== GOAL OF THE EXERCISE ==
Copy each line of the entries that contains the word "this".

== PROVIDED DATA ==
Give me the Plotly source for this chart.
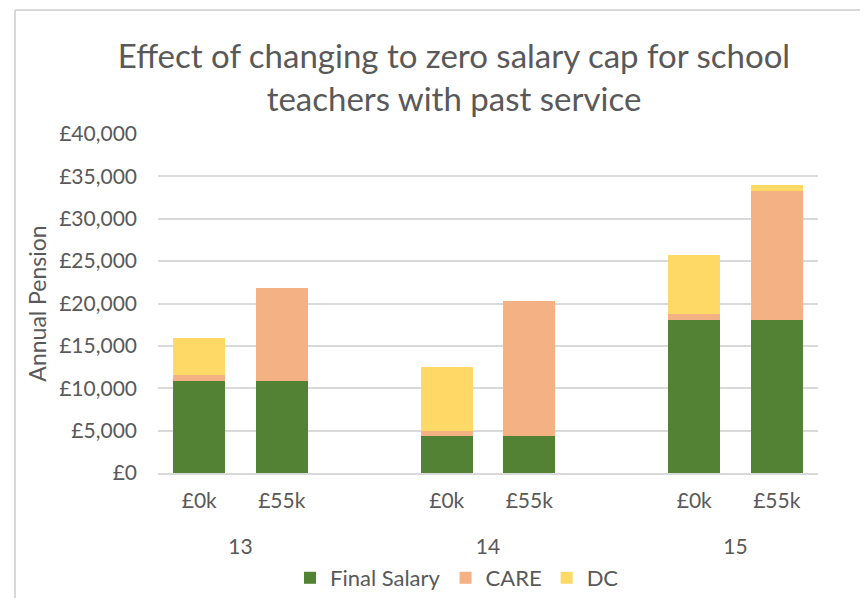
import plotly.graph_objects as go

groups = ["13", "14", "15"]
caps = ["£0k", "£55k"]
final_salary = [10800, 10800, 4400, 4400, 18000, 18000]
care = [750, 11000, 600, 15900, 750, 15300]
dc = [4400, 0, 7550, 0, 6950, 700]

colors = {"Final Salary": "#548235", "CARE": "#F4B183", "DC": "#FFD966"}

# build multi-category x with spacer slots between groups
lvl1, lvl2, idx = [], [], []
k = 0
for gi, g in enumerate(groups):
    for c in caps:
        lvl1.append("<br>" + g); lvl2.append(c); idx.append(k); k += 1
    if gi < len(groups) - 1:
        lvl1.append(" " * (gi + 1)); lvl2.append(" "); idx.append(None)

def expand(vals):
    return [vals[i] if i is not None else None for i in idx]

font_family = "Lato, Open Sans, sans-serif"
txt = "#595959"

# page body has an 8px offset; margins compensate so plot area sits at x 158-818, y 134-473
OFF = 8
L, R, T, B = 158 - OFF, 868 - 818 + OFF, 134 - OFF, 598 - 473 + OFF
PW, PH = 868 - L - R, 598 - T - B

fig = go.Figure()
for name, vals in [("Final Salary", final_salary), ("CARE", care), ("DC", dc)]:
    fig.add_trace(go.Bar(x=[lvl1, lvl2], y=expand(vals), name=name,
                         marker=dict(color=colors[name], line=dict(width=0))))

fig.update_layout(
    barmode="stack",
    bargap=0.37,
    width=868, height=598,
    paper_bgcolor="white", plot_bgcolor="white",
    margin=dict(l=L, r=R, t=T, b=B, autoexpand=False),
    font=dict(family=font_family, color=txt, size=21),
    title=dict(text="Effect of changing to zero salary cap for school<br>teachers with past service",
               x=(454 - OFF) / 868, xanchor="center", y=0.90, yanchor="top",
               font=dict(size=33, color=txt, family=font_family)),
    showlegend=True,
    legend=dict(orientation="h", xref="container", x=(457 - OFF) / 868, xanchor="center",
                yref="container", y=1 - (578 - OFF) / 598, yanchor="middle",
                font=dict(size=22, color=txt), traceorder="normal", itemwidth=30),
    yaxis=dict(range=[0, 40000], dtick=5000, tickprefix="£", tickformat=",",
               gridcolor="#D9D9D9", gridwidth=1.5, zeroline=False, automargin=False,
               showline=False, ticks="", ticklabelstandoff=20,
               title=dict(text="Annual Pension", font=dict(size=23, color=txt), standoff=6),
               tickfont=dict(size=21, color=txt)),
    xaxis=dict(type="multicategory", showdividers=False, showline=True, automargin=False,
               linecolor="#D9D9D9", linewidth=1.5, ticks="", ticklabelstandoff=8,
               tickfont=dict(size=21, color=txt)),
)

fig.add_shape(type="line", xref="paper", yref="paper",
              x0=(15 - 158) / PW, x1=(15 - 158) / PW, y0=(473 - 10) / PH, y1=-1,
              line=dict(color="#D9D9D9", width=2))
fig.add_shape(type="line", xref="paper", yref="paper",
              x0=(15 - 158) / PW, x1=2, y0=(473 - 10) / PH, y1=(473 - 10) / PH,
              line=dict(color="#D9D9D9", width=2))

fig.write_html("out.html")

* * *

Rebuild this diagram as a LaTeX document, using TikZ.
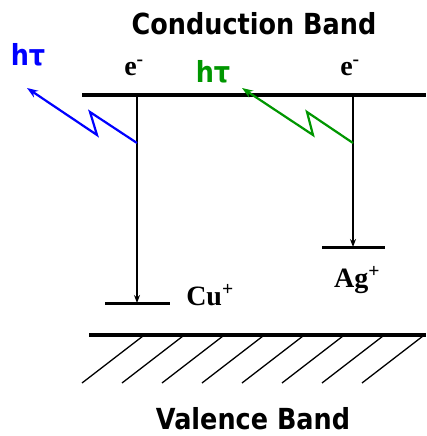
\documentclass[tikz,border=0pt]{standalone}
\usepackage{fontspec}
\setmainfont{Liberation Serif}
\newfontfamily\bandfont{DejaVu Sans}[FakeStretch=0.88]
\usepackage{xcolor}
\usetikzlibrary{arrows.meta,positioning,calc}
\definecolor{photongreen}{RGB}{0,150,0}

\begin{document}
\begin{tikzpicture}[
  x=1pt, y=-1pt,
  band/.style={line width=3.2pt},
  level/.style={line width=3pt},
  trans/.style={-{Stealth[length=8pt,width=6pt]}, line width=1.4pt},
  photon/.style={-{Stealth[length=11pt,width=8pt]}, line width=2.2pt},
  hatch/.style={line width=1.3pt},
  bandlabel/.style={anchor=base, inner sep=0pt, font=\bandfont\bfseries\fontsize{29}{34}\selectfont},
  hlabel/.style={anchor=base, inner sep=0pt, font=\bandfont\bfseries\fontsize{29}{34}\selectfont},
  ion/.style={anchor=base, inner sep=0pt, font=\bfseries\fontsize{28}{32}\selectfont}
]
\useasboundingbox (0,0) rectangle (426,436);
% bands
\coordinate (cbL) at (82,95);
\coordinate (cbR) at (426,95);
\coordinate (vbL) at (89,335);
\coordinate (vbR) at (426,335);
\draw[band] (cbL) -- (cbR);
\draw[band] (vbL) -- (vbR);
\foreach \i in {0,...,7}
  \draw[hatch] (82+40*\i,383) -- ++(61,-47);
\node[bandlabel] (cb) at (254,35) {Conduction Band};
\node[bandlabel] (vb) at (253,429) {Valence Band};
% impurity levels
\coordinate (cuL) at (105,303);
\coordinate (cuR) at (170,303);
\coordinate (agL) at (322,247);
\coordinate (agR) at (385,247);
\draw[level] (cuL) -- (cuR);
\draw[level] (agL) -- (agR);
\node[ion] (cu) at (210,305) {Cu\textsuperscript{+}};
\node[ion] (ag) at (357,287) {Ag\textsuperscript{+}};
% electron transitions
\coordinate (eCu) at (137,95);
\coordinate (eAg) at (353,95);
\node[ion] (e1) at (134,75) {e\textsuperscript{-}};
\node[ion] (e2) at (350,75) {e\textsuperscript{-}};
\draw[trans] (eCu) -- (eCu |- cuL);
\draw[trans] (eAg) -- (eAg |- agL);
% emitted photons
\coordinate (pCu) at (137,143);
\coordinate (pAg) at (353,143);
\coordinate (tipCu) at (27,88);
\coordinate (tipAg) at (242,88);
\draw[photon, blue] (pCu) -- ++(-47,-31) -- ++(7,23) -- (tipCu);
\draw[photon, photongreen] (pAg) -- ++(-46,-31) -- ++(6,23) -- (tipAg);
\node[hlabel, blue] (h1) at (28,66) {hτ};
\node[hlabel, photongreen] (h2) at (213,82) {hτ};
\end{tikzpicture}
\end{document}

== CORRECT RESPONSE ==
Give me the Plotly source for this chart.
Rebuild this diagram as a LaTeX document, using TikZ.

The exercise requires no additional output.